A spokesman for the court said the woman who claims to be Dali's daughter is called Pilar Abel, but refused to give any further details.
Dali is buried in his eponymous museum in Figueras, a city in the northeastern region of Catalonia where he died in January 1989 of heart failure after a life marked by the genius of his work and his own eccentricities and extravagances.
According to a media report in Catalonia's La Vanguardia daily, Abel is a psychic.
She says her mother had an affair with Dali when she worked as a nanny for another family that vacationed in Cadaques, a fishing village of white houses where the painter lived and worked for years with his muse Gala.
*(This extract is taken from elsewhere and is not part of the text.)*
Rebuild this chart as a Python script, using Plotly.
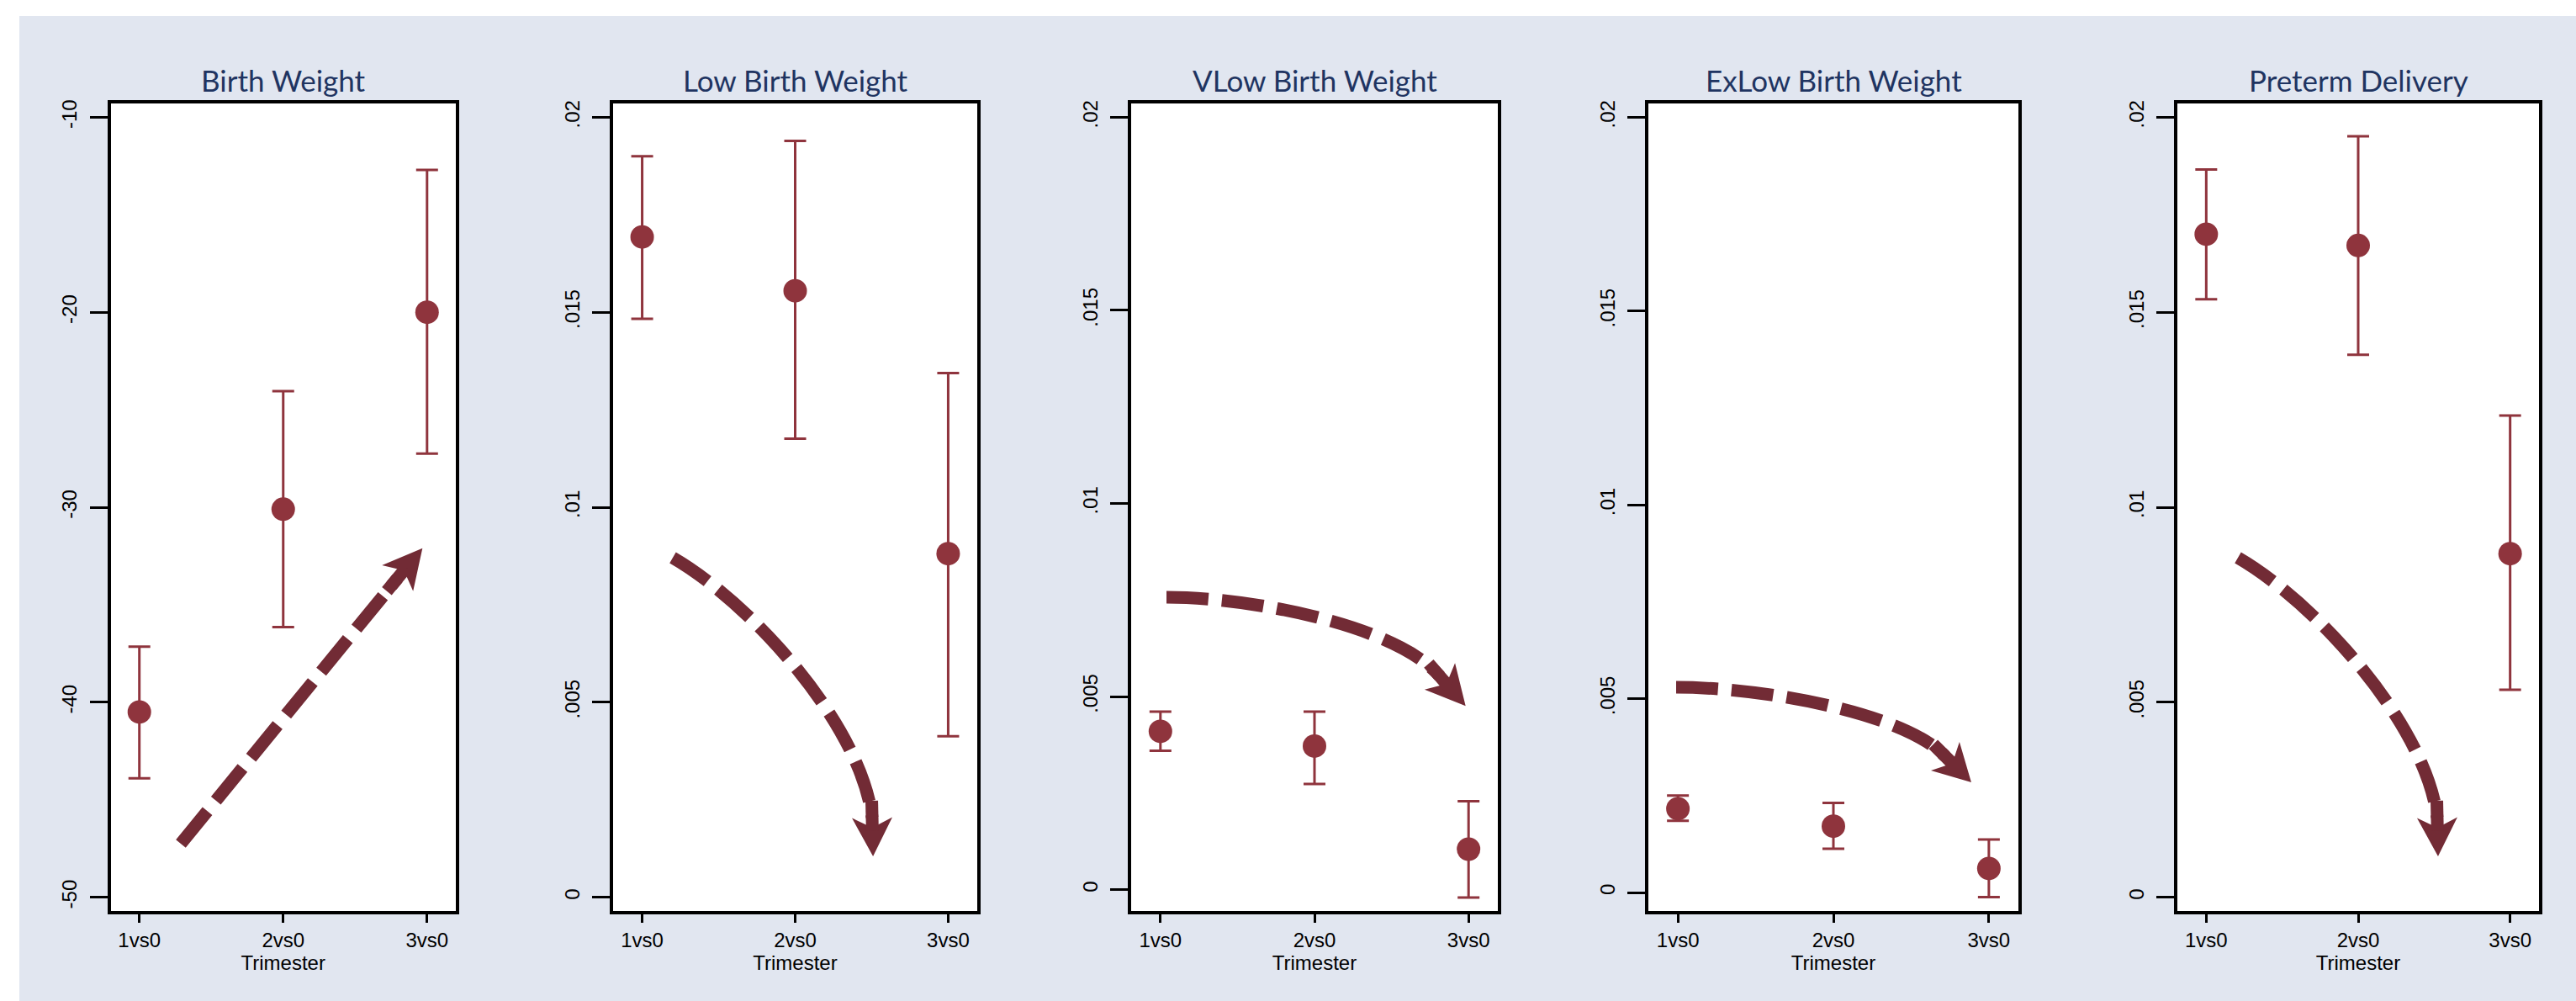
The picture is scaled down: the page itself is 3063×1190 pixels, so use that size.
import plotly.graph_objects as go

# ---------------- data ----------------
panel_titles = ["Birth Weight", "Low Birth Weight", "VLow Birth Weight",
                "ExLow Birth Weight", "Preterm Delivery"]
categories = ["1vs0", "2vs0", "3vs0"]
x_pos = [1, 2, 3]
x_title = "Trimester"

bw_est = [-40.5, -30.1, -20.0]
bw_lo = [-43.9, -36.15, -27.25]
bw_hi = [-37.15, -24.05, -12.7]

lbw_est = [0.01693, 0.01555, 0.00881]
lbw_lo = [0.01483, 0.01176, 0.00413]
lbw_hi = [0.0190, 0.01939, 0.01344]

vlbw_est = [0.0041, 0.00372, 0.00105]
vlbw_lo = [0.0036, 0.00274, -0.0002]
vlbw_hi = [0.00461, 0.00461, 0.00229]

exlbw_est = [0.00216, 0.00171, 0.00062]
exlbw_lo = [0.00185, 0.00113, -0.00012]
exlbw_hi = [0.0025, 0.00231, 0.00137]

ptd_est = [0.0170, 0.01671, 0.00881]
ptd_lo = [0.01533, 0.01391, 0.00532]
ptd_hi = [0.01866, 0.01951, 0.01235]

bw_tick_vals = [-50, -40, -30, -20, -10]
bw_tick_text = ["-50", "-40", "-30", "-20", "-10"]
rate_tick_vals = [0, 0.005, 0.01, 0.015, 0.02]
rate_tick_text = ["0", ".005", ".01", ".015", ".02"]

# trend arrows (data units of each panel): shaft points, then arrow tip
arrow_paths = [
    [(1.288, -47.25), (2.795, -33.64)],
    [(1.200, 0.008706), (1.7226, 0.00752), (2.4318, 0.004393), (2.503, 0.002043)],
    [(1.0393, 0.007572), (1.5851, 0.007572), (2.5294, 0.006853), (2.8133, 0.005525)],
    [(0.9885, 0.005295), (1.5239, 0.005295), (2.4433, 0.004666), (2.7191, 0.003515)],
    [(1.2085, 0.008706), (1.7342, 0.00752), (2.448, 0.004393), (2.520, 0.002043)],
]
arrow_tips = [(2.968, -32.10), (2.509, 0.001051), (2.9809, 0.004756),
              (2.8868, 0.002843), (2.5256, 0.001051)]

series = [
    (bw_est, bw_lo, bw_hi, bw_tick_vals, bw_tick_text),
    (lbw_est, lbw_lo, lbw_hi, rate_tick_vals, rate_tick_text),
    (vlbw_est, vlbw_lo, vlbw_hi, rate_tick_vals, rate_tick_text),
    (exlbw_est, exlbw_lo, exlbw_hi, rate_tick_vals, rate_tick_text),
    (ptd_est, ptd_lo, ptd_hi, rate_tick_vals, rate_tick_text),
]

# ---------------- layout constants ----------------
W, H = 3063, 1190
frames_px = [(131.5, 542), (729, 1162), (1345, 1781), (1960, 2400), (2589, 3019)]
top_px, bottom_px = 123, 1083
x_ranges = [[0.8, 3.2], [0.81, 3.19], [0.81, 3.19], [0.81, 3.19], [0.81, 3.19]]
y_ranges = [[-50.703, -9.297], [-0.000352, 0.020352], [-0.000551, 0.020355],
            [-0.000477, 0.020354], [-0.000352, 0.020352]]

MARKER = "#8f343d"
ARROW = "#722b35"
BG = "#e1e6f0"
TITLE_C = "#1f3461"
FONT = "Liberation Sans, Arial, sans-serif"

fig = go.Figure()


def to_px(i, x, y):
    l, r = frames_px[i]
    x0, x1 = x_ranges[i]
    y0, y1 = y_ranges[i]
    px = l + (x - x0) / (x1 - x0) * (r - l)
    py = bottom_px - (y - y0) / (y1 - y0) * (bottom_px - top_px)
    return px, py


def to_data(i, px, py):
    l, r = frames_px[i]
    x0, x1 = x_ranges[i]
    y0, y1 = y_ranges[i]
    x = x0 + (px - l) / (r - l) * (x1 - x0)
    y = y0 + (bottom_px - py) / (bottom_px - top_px) * (y1 - y0)
    return x, y


shapes = []
annotations = []
for i, (est, lo, hi, tv, tt) in enumerate(series):
    n = i + 1
    xa = "x" if n == 1 else f"x{n}"
    ya = "y" if n == 1 else f"y{n}"
    fig.add_trace(go.Scatter(
        x=x_pos, y=est, mode="markers", xaxis=xa, yaxis=ya,
        marker=dict(size=28, color=MARKER, line=dict(width=0)),
        error_y=dict(type="data", symmetric=False,
                     array=[h - e for h, e in zip(hi, est)],
                     arrayminus=[e - l_ for e, l_ in zip(est, lo)],
                     color=MARKER, thickness=3, width=13),
        showlegend=False, hoverinfo="skip"))

    l, r = frames_px[i]
    axis_common = dict(showline=True, linecolor="black", linewidth=3.5, mirror=True,
                       showgrid=False, zeroline=False, ticks="outside",
                       tickcolor="black", tickwidth=3, automargin=False,
                       tickfont=dict(family=FONT, size=24, color="black"))
    fig.layout[f"xaxis{'' if n == 1 else n}"] = dict(
        domain=[l / W, r / W], range=x_ranges[i], anchor=ya,
        tickmode="array", tickvals=x_pos, ticktext=categories, ticklen=10,
        title=dict(text=x_title, font=dict(family=FONT, size=24, color="black"), standoff=2),
        **axis_common)
    fig.layout[f"yaxis{'' if n == 1 else n}"] = dict(
        domain=[1 - bottom_px / H, 1 - top_px / H], range=y_ranges[i], anchor=xa,
        tickmode="array", tickvals=tv, ticktext=tt, tickangle=-90, ticklen=21,
        ticklabelstandoff=6, **axis_common)

    annotations.append(dict(text=panel_titles[i], xref="paper", yref="paper",
                            x=(l + r) / 2 / W, y=1 - 95 / H, xanchor="center",
                            yanchor="middle", showarrow=False,
                            font=dict(family="Lato, Liberation Sans, sans-serif",
                                      size=35, color=TITLE_C)))

    # trend arrow shaft (dashed)
    pts = arrow_paths[i]
    if len(pts) == 2:
        path = f"M {pts[0][0]},{pts[0][1]} L {pts[1][0]},{pts[1][1]}"
    else:
        path = (f"M {pts[0][0]},{pts[0][1]} C {pts[1][0]},{pts[1][1]} "
                f"{pts[2][0]},{pts[2][1]} {pts[3][0]},{pts[3][1]}")
    shapes.append(dict(type="path", path=path, xref=xa, yref=ya,
                       line=dict(color=ARROW, width=15, dash="50px,16px")))
    # arrow head (barbed) plus a solid stub joining it to the shaft
    bx, by = to_px(i, *pts[-1])
    tx, ty = to_px(i, *arrow_tips[i])
    dx, dy = tx - bx, ty - by
    length = (dx ** 2 + dy ** 2) ** 0.5
    ux, uy = dx / length, dy / length
    nx, ny = -uy, ux
    half = 24
    poly_px = [(tx, ty), (bx + nx * half, by + ny * half),
               (bx + ux * 12, by + uy * 12), (bx - nx * half, by - ny * half)]
    poly = [to_data(i, px, py) for px, py in poly_px]
    hp = "M " + " L ".join(f"{a},{b}" for a, b in poly) + " Z"
    shapes.append(dict(type="path", path=hp, xref=xa, yref=ya,
                       fillcolor=ARROW, line=dict(width=0)))
    s0 = to_data(i, bx - ux * 20, by - uy * 20)
    s1 = to_data(i, bx + ux * 16, by + uy * 16)
    shapes.append(dict(type="line", x0=s0[0], y0=s0[1], x1=s1[0], y1=s1[1],
                       xref=xa, yref=ya, line=dict(color=ARROW, width=15)))

# white strips around the light-blue panel
shapes.append(dict(type="rect", xref="paper", yref="paper", x0=0, x1=1,
                   y0=1 - 19 / H, y1=1, fillcolor="white", line=dict(width=0), layer="below"))
shapes.append(dict(type="rect", xref="paper", yref="paper", x0=0, x1=23 / W,
                   y0=0, y1=1, fillcolor="white", line=dict(width=0), layer="below"))

fig.update_layout(
    width=W, height=H, margin=dict(l=0, r=0, t=0, b=0, autoexpand=False),
    paper_bgcolor=BG, plot_bgcolor="white",
    font=dict(family=FONT, size=24, color="black"),
    shapes=shapes, annotations=annotations, showlegend=False)

fig.write_html("out.html", include_plotlyjs=True, config={"displayModeBar": False},
               post_script="document.body.style.margin='0px';document.body.style.overflow='hidden';")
In 1922 he began studying at the Fine Arts Academy in Madrid, where, despite being expelled twice, he developed his first avant-garde artistic ideas in association with poet Federico Garcia Lorca and the filmmaker Luis Bunuel.
Soon he left for Paris to join the surrealist movement, giving the school his own personal twist and rocketing to fame with works such as "The Great Masturbator."
Dali also made forays into the world of surrealist filmmaking.
It was love at first site between Dali and the woman to whom he gave the pet name Gala. She became his muse and remained at his side for the rest of her life.
During the Spanish Civil War of 1936-39, Dali took refuge in Italy.
The outbreak of World War II in 1939 saw Dali move to Arcachon, on the southern French Atlantic coast, but he left once the German army invaded France the following year and placed himself in self-imposed exile in the United States until 1948 when he and Gala returned to Spain.